During the civil justice reform review process in Hong Kong, the English mechanism of “Group Litigation Orders” (GLOs) for dealing with large scale multi-party litigation was initially considered. GLOs were introduced into English civil procedure in 2000 and since then, 58 have been registered. GLOs allow individuals whose claims give rise to common or related issues of fact or law to sign up for a single litigation effort. Under a GLO, a group register is set up in which all the claims under the GLO are recorded. The issues at stake are then often tried by way of a carefully selected “test case”.

Although acknowledging the benefits of GLOs, the civil justice reform body has noted that the current English rules do not address a number of key areas and rely too heavily on the discretion of the judge. As such, it concluded that it would be premature to adopt the GLO system before undertaking a specific study on other schemes implemented in comparable jurisdictions, with a view to identifying a system suitable to Hong Kong’s requirements. It is too early in the process to predict with any certainty the final outcome of the review but a generally more litigious Hong Kong society, together with pressure from consumer groups, make it likely that some form of class action procedure will be introduced.

The broader picture

Looking at the broader Asian picture, class actions are also currently unavailable in the People’s Republic of China. Instead, the PRC Civil Procedural Law provides for a joint action procedure for multiple claims. Very few joint actions have been brought in China and the rules and practice are still under development. Likewise, in Japan, there are currently no provisions for US style class actions. The relatively new Japanese Code of Civil Procedure allows for representative proceedings but at the time of drafting the Code, the decision was taken not to introduce US style class actions. This debate is still ongoing, but there is concern that US class actions are not appropriate in the Japanese context.
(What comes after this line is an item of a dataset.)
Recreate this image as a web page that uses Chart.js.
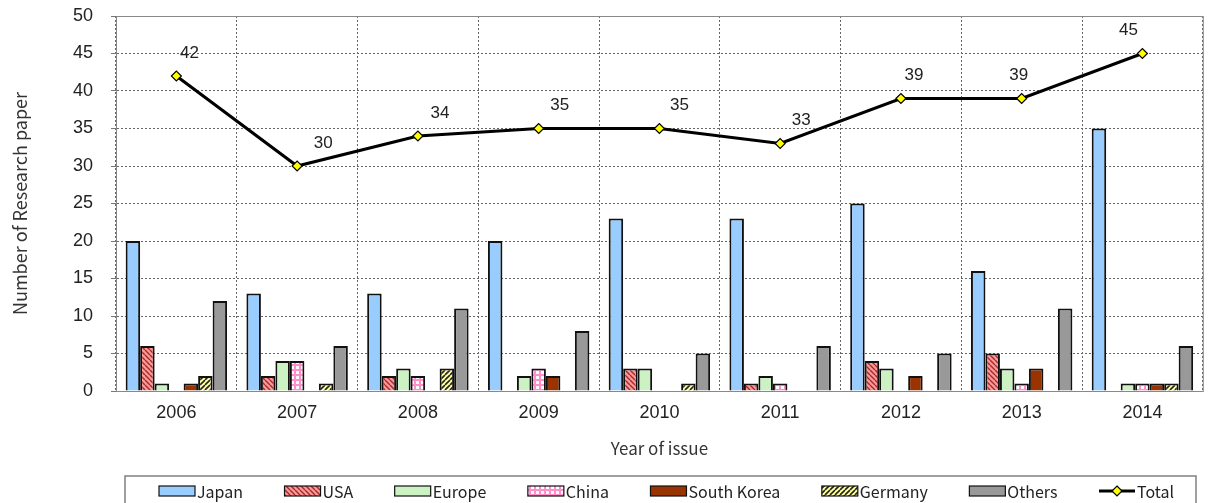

More significant developments have been made in Thailand where the Cabinet back in 2004 approved in principle draft legislation on class action lawsuits. Class actions are not currently recognised under Thai law. It is proposed that the new legislative provisions will be incorporated into the Thai Civil Procedure Code. The reforms have not yet come into force, despite reported calls from bodies, such as the Thai Investors Association, to accelerate passage of the law. In Indonesia, a Supreme Court Regulation was issued in 2002 setting out procedures for class action lawsuits. In practice, however, the Indonesian courts have not, as yet, seen many class actions. There has on the other hand been an increasing number of quasi-representative actions brought by various NGOs against large corporations pursuant to the Indonesian Environmental law which makes express provision for such actions.

Conclusion

The issue of class actions has recently become prominent worldwide, as is evidenced by the recent announcement by the European Commission that the EU is considering proposals to introduce new class action style rules to allow individuals and consumer bodies across Europe to band together to pursue “collective redress” against companies.

This issue is also exercising the minds of Governments and relevant bodies around Asia and it will be interesting to see whether they embrace the momentum for class action reform as enthusiastically as the European Commission is appearing to.

Although the introduction of class actions would significantly alter the litigation risk for companies that supply goods and services in the Asian countries considered, it is a fact of life that as consumers are becoming increasingly aware of their rights, more people may group together against companies through these types of actions. On balance therefore, it would be a positive step to introduce a mechanism in the civil procedure rules to streamline that process. Insurers, who inevitably pay for the costs of class action litigation, successful or not, ought to welcome a sensible approach by Asian countries on this issue. We are monitoring the progress of these proposed developments in the various jurisdictions and will be writing further on the subject when matters develop.